[Entries taken from a collection]

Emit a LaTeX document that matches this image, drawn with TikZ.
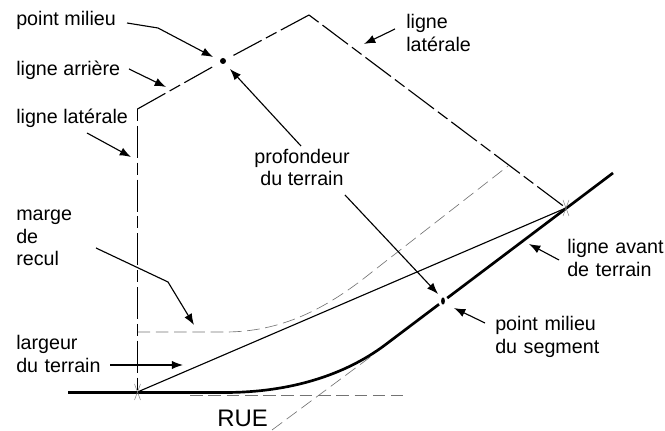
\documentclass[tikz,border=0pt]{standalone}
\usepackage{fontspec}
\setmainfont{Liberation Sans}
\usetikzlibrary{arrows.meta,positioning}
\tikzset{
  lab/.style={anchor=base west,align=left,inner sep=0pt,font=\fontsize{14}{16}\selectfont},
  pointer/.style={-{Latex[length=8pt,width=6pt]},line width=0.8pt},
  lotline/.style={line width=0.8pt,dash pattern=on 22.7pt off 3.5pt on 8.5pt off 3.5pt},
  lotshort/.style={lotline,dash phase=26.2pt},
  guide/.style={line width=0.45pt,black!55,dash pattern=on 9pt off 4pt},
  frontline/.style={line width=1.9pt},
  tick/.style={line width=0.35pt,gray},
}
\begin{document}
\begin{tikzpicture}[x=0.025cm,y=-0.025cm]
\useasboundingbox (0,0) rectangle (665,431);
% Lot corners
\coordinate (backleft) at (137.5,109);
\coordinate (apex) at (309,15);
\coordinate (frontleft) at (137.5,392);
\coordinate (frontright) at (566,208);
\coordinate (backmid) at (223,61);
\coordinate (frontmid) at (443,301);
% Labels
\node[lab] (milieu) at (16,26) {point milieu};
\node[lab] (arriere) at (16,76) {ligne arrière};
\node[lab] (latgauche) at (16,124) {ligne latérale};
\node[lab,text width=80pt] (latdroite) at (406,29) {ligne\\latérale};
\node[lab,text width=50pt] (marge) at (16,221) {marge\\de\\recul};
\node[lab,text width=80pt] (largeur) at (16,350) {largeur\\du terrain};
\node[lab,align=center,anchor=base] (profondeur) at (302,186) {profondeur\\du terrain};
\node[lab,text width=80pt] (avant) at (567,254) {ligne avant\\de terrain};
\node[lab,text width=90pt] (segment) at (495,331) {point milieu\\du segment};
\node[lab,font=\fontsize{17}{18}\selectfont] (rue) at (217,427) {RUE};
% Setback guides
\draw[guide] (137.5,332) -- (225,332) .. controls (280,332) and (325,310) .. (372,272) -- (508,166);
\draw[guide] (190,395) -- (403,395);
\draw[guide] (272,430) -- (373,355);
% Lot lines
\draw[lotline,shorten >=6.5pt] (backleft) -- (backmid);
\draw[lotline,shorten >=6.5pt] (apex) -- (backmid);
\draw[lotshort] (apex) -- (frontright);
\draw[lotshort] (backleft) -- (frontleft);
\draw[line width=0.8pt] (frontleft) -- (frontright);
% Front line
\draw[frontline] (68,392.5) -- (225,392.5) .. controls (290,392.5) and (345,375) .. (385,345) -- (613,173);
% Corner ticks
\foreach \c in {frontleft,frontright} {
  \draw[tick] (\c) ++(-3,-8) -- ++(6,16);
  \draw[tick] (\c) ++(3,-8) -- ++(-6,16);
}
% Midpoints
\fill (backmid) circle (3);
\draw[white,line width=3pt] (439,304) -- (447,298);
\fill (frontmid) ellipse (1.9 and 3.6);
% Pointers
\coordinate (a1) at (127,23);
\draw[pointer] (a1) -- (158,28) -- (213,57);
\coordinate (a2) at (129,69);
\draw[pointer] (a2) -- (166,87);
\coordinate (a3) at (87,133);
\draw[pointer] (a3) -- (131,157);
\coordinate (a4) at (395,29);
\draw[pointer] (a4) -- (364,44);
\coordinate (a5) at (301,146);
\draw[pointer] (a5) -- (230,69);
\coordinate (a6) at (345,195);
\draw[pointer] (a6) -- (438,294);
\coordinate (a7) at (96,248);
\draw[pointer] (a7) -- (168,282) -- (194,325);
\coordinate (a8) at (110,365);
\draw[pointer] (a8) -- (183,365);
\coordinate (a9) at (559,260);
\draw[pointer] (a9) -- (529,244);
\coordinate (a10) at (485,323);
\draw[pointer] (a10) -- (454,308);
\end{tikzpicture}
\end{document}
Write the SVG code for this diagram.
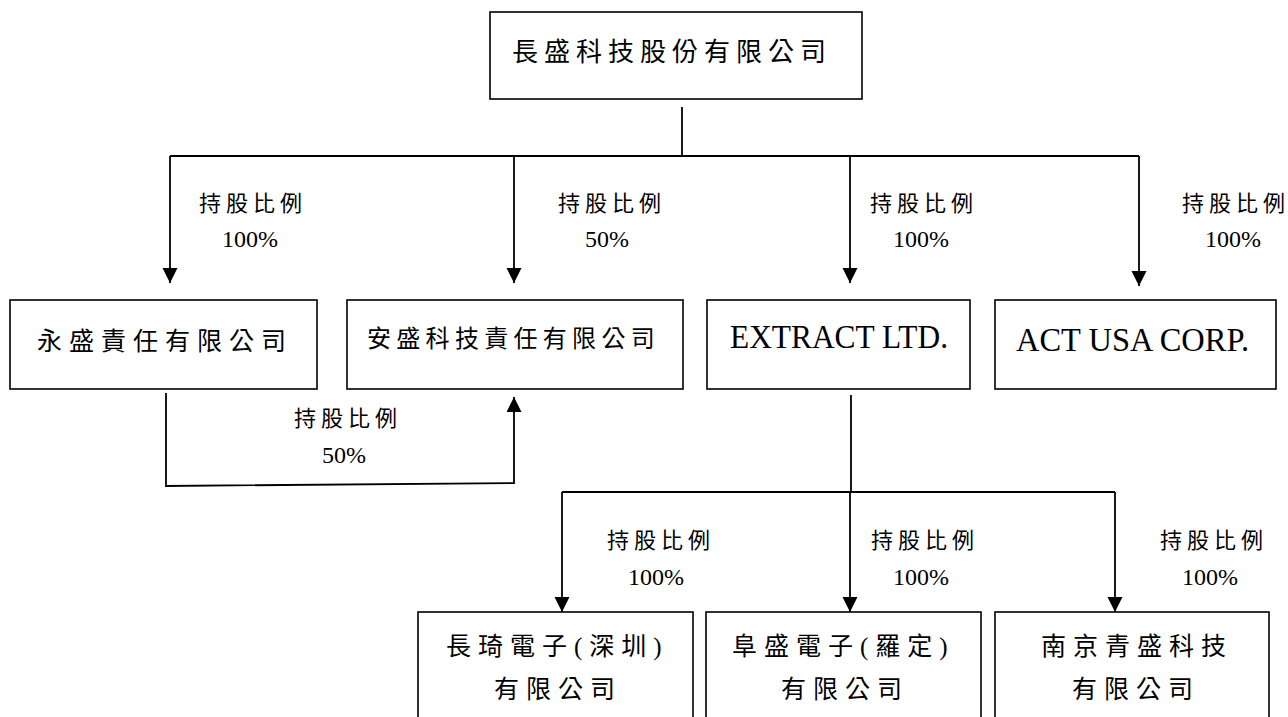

» **Short exercise**: Transcribe the records above verbatim. Do not carry over any picture.

» **Task response**:
Emit a LaTeX document that matches this image, drawn with TikZ.
\documentclass[tikz,border=0pt]{standalone}
\usepackage{fontspec}
\setmainfont{Liberation Sans}
\usetikzlibrary{arrows.meta,positioning}
\tikzset{
  lab/.style={anchor=base west,align=left,inner sep=0pt,font=\fontsize{14}{16}\selectfont},
  pointer/.style={-{Latex[length=8pt,width=6pt]},line width=0.8pt},
  lotline/.style={line width=0.8pt,dash pattern=on 22.7pt off 3.5pt on 8.5pt off 3.5pt},
  lotshort/.style={lotline,dash phase=26.2pt},
  guide/.style={line width=0.45pt,black!55,dash pattern=on 9pt off 4pt},
  frontline/.style={line width=1.9pt},
  tick/.style={line width=0.35pt,gray},
}
\begin{document}
\begin{tikzpicture}[x=0.025cm,y=-0.025cm]
\useasboundingbox (0,0) rectangle (665,431);
% Lot corners
\coordinate (backleft) at (137.5,109);
\coordinate (apex) at (309,15);
\coordinate (frontleft) at (137.5,392);
\coordinate (frontright) at (566,208);
\coordinate (backmid) at (223,61);
\coordinate (frontmid) at (443,301);
% Labels
\node[lab] (milieu) at (16,26) {point milieu};
\node[lab] (arriere) at (16,76) {ligne arrière};
\node[lab] (latgauche) at (16,124) {ligne latérale};
\node[lab,text width=80pt] (latdroite) at (406,29) {ligne\\latérale};
\node[lab,text width=50pt] (marge) at (16,221) {marge\\de\\recul};
\node[lab,text width=80pt] (largeur) at (16,350) {largeur\\du terrain};
\node[lab,align=center,anchor=base] (profondeur) at (302,186) {profondeur\\du terrain};
\node[lab,text width=80pt] (avant) at (567,254) {ligne avant\\de terrain};
\node[lab,text width=90pt] (segment) at (495,331) {point milieu\\du segment};
\node[lab,font=\fontsize{17}{18}\selectfont] (rue) at (217,427) {RUE};
% Setback guides
\draw[guide] (137.5,332) -- (225,332) .. controls (280,332) and (325,310) .. (372,272) -- (508,166);
\draw[guide] (190,395) -- (403,395);
\draw[guide] (272,430) -- (373,355);
% Lot lines
\draw[lotline,shorten >=6.5pt] (backleft) -- (backmid);
\draw[lotline,shorten >=6.5pt] (apex) -- (backmid);
\draw[lotshort] (apex) -- (frontright);
\draw[lotshort] (backleft) -- (frontleft);
\draw[line width=0.8pt] (frontleft) -- (frontright);
% Front line
\draw[frontline] (68,392.5) -- (225,392.5) .. controls (290,392.5) and (345,375) .. (385,345) -- (613,173);
% Corner ticks
\foreach \c in {frontleft,frontright} {
  \draw[tick] (\c) ++(-3,-8) -- ++(6,16);
  \draw[tick] (\c) ++(3,-8) -- ++(-6,16);
}
% Midpoints
\fill (backmid) circle (3);
\draw[white,line width=3pt] (439,304) -- (447,298);
\fill (frontmid) ellipse (1.9 and 3.6);
% Pointers
\coordinate (a1) at (127,23);
\draw[pointer] (a1) -- (158,28) -- (213,57);
\coordinate (a2) at (129,69);
\draw[pointer] (a2) -- (166,87);
\coordinate (a3) at (87,133);
\draw[pointer] (a3) -- (131,157);
\coordinate (a4) at (395,29);
\draw[pointer] (a4) -- (364,44);
\coordinate (a5) at (301,146);
\draw[pointer] (a5) -- (230,69);
\coordinate (a6) at (345,195);
\draw[pointer] (a6) -- (438,294);
\coordinate (a7) at (96,248);
\draw[pointer] (a7) -- (168,282) -- (194,325);
\coordinate (a8) at (110,365);
\draw[pointer] (a8) -- (183,365);
\coordinate (a9) at (559,260);
\draw[pointer] (a9) -- (529,244);
\coordinate (a10) at (485,323);
\draw[pointer] (a10) -- (454,308);
\end{tikzpicture}
\end{document}
Write the SVG code for this diagram.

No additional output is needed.